*Dataset extract*
-=-=-

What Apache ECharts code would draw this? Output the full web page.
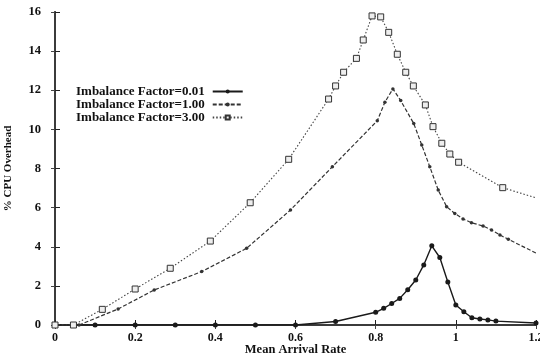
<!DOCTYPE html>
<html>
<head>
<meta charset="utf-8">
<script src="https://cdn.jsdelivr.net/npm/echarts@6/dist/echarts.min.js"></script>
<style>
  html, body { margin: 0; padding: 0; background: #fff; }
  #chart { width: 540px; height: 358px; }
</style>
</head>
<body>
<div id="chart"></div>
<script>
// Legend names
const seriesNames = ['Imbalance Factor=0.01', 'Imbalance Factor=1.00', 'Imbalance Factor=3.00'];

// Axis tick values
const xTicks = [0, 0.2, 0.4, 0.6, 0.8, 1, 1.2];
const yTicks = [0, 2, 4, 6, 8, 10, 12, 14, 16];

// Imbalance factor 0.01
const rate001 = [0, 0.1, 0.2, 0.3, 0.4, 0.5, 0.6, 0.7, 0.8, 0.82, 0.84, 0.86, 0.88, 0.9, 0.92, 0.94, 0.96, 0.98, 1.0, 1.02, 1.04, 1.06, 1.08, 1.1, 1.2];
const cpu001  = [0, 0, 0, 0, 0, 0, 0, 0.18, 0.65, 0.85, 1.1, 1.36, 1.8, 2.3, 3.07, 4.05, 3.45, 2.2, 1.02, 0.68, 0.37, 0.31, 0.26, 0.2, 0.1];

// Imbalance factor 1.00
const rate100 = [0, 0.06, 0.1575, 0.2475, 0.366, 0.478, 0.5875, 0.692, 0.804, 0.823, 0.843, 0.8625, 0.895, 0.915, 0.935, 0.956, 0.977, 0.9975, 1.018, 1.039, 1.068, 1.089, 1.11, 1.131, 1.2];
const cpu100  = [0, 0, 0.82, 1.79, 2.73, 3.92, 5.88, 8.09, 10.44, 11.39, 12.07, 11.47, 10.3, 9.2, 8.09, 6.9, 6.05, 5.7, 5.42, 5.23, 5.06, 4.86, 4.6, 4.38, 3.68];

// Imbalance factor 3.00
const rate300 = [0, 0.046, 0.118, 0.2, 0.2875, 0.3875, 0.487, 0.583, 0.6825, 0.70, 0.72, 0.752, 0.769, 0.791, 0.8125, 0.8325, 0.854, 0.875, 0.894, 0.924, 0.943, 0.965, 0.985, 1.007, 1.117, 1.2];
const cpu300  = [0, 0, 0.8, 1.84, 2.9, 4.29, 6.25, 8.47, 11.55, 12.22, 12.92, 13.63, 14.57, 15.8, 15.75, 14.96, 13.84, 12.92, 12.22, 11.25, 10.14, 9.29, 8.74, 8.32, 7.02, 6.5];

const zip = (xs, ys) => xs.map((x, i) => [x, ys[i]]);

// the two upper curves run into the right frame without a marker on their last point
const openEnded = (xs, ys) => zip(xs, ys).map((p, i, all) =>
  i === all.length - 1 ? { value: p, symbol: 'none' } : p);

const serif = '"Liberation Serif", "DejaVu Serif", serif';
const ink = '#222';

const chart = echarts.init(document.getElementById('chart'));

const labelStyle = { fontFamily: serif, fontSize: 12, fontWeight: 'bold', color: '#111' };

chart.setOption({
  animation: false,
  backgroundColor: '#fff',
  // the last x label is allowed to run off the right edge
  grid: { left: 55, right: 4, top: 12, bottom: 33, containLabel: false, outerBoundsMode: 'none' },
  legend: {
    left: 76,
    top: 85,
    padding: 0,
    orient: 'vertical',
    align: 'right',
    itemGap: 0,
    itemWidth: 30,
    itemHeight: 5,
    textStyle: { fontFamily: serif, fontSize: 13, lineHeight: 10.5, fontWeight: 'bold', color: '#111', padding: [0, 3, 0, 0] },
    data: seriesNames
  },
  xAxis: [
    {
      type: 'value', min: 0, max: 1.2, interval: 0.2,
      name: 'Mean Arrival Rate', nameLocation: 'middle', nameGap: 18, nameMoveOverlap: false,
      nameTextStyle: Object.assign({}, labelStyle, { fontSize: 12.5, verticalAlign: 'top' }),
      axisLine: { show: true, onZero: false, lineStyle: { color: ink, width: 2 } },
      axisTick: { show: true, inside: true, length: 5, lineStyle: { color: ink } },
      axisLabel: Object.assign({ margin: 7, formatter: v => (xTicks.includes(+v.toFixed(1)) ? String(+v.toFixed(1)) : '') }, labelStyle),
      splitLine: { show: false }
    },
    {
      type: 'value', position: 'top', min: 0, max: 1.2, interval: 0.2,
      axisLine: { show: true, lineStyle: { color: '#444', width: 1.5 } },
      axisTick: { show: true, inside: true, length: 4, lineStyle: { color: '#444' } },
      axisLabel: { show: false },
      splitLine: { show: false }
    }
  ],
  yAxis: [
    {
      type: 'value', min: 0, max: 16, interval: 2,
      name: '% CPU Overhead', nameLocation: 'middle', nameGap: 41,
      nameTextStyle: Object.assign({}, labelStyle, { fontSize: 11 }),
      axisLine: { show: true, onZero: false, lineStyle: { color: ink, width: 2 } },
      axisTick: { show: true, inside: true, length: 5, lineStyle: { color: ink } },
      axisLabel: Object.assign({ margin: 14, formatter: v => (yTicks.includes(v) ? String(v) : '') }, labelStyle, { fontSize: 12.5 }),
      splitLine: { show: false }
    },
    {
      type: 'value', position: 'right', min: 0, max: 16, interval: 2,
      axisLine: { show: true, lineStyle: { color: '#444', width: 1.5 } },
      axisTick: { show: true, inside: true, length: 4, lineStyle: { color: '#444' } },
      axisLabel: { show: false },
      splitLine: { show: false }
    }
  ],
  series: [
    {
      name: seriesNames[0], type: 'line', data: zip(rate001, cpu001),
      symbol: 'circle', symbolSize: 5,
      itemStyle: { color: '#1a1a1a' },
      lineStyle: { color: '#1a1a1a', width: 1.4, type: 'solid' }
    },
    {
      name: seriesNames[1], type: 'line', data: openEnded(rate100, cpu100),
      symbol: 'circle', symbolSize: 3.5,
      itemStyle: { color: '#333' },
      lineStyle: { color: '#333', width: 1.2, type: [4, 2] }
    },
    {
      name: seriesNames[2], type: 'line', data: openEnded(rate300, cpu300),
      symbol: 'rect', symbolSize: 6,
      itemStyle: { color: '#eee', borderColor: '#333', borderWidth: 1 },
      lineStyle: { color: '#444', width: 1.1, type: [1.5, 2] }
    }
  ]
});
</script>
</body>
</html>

-=-=-

*Direction*
Using the data above, print every line exactly, omitting pictures.

*Solution to this task*
What Apache ECharts code would draw this? Output the full web page.
<!DOCTYPE html>
<html>
<head>
<meta charset="utf-8">
<script src="https://cdn.jsdelivr.net/npm/echarts@6/dist/echarts.min.js"></script>
<style>
  html, body { margin: 0; padding: 0; background: #fff; }
  #chart { width: 540px; height: 358px; }
</style>
</head>
<body>
<div id="chart"></div>
<script>
// Legend names
const seriesNames = ['Imbalance Factor=0.01', 'Imbalance Factor=1.00', 'Imbalance Factor=3.00'];

// Axis tick values
const xTicks = [0, 0.2, 0.4, 0.6, 0.8, 1, 1.2];
const yTicks = [0, 2, 4, 6, 8, 10, 12, 14, 16];

// Imbalance factor 0.01
const rate001 = [0, 0.1, 0.2, 0.3, 0.4, 0.5, 0.6, 0.7, 0.8, 0.82, 0.84, 0.86, 0.88, 0.9, 0.92, 0.94, 0.96, 0.98, 1.0, 1.02, 1.04, 1.06, 1.08, 1.1, 1.2];
const cpu001  = [0, 0, 0, 0, 0, 0, 0, 0.18, 0.65, 0.85, 1.1, 1.36, 1.8, 2.3, 3.07, 4.05, 3.45, 2.2, 1.02, 0.68, 0.37, 0.31, 0.26, 0.2, 0.1];

// Imbalance factor 1.00
const rate100 = [0, 0.06, 0.1575, 0.2475, 0.366, 0.478, 0.5875, 0.692, 0.804, 0.823, 0.843, 0.8625, 0.895, 0.915, 0.935, 0.956, 0.977, 0.9975, 1.018, 1.039, 1.068, 1.089, 1.11, 1.131, 1.2];
const cpu100  = [0, 0, 0.82, 1.79, 2.73, 3.92, 5.88, 8.09, 10.44, 11.39, 12.07, 11.47, 10.3, 9.2, 8.09, 6.9, 6.05, 5.7, 5.42, 5.23, 5.06, 4.86, 4.6, 4.38, 3.68];

// Imbalance factor 3.00
const rate300 = [0, 0.046, 0.118, 0.2, 0.2875, 0.3875, 0.487, 0.583, 0.6825, 0.70, 0.72, 0.752, 0.769, 0.791, 0.8125, 0.8325, 0.854, 0.875, 0.894, 0.924, 0.943, 0.965, 0.985, 1.007, 1.117, 1.2];
const cpu300  = [0, 0, 0.8, 1.84, 2.9, 4.29, 6.25, 8.47, 11.55, 12.22, 12.92, 13.63, 14.57, 15.8, 15.75, 14.96, 13.84, 12.92, 12.22, 11.25, 10.14, 9.29, 8.74, 8.32, 7.02, 6.5];

const zip = (xs, ys) => xs.map((x, i) => [x, ys[i]]);

// the two upper curves run into the right frame without a marker on their last point
const openEnded = (xs, ys) => zip(xs, ys).map((p, i, all) =>
  i === all.length - 1 ? { value: p, symbol: 'none' } : p);

const serif = '"Liberation Serif", "DejaVu Serif", serif';
const ink = '#222';

const chart = echarts.init(document.getElementById('chart'));

const labelStyle = { fontFamily: serif, fontSize: 12, fontWeight: 'bold', color: '#111' };

chart.setOption({
  animation: false,
  backgroundColor: '#fff',
  // the last x label is allowed to run off the right edge
  grid: { left: 55, right: 4, top: 12, bottom: 33, containLabel: false, outerBoundsMode: 'none' },
  legend: {
    left: 76,
    top: 85,
    padding: 0,
    orient: 'vertical',
    align: 'right',
    itemGap: 0,
    itemWidth: 30,
    itemHeight: 5,
    textStyle: { fontFamily: serif, fontSize: 13, lineHeight: 10.5, fontWeight: 'bold', color: '#111', padding: [0, 3, 0, 0] },
    data: seriesNames
  },
  xAxis: [
    {
      type: 'value', min: 0, max: 1.2, interval: 0.2,
      name: 'Mean Arrival Rate', nameLocation: 'middle', nameGap: 18, nameMoveOverlap: false,
      nameTextStyle: Object.assign({}, labelStyle, { fontSize: 12.5, verticalAlign: 'top' }),
      axisLine: { show: true, onZero: false, lineStyle: { color: ink, width: 2 } },
      axisTick: { show: true, inside: true, length: 5, lineStyle: { color: ink } },
      axisLabel: Object.assign({ margin: 7, formatter: v => (xTicks.includes(+v.toFixed(1)) ? String(+v.toFixed(1)) : '') }, labelStyle),
      splitLine: { show: false }
    },
    {
      type: 'value', position: 'top', min: 0, max: 1.2, interval: 0.2,
      axisLine: { show: true, lineStyle: { color: '#444', width: 1.5 } },
      axisTick: { show: true, inside: true, length: 4, lineStyle: { color: '#444' } },
      axisLabel: { show: false },
      splitLine: { show: false }
    }
  ],
  yAxis: [
    {
      type: 'value', min: 0, max: 16, interval: 2,
      name: '% CPU Overhead', nameLocation: 'middle', nameGap: 41,
      nameTextStyle: Object.assign({}, labelStyle, { fontSize: 11 }),
      axisLine: { show: true, onZero: false, lineStyle: { color: ink, width: 2 } },
      axisTick: { show: true, inside: true, length: 5, lineStyle: { color: ink } },
      axisLabel: Object.assign({ margin: 14, formatter: v => (yTicks.includes(v) ? String(v) : '') }, labelStyle, { fontSize: 12.5 }),
      splitLine: { show: false }
    },
    {
      type: 'value', position: 'right', min: 0, max: 16, interval: 2,
      axisLine: { show: true, lineStyle: { color: '#444', width: 1.5 } },
      axisTick: { show: true, inside: true, length: 4, lineStyle: { color: '#444' } },
      axisLabel: { show: false },
      splitLine: { show: false }
    }
  ],
  series: [
    {
      name: seriesNames[0], type: 'line', data: zip(rate001, cpu001),
      symbol: 'circle', symbolSize: 5,
      itemStyle: { color: '#1a1a1a' },
      lineStyle: { color: '#1a1a1a', width: 1.4, type: 'solid' }
    },
    {
      name: seriesNames[1], type: 'line', data: openEnded(rate100, cpu100),
      symbol: 'circle', symbolSize: 3.5,
      itemStyle: { color: '#333' },
      lineStyle: { color: '#333', width: 1.2, type: [4, 2] }
    },
    {
      name: seriesNames[2], type: 'line', data: openEnded(rate300, cpu300),
      symbol: 'rect', symbolSize: 6,
      itemStyle: { color: '#eee', borderColor: '#333', borderWidth: 1 },
      lineStyle: { color: '#444', width: 1.1, type: [1.5, 2] }
    }
  ]
});
</script>
</body>
</html>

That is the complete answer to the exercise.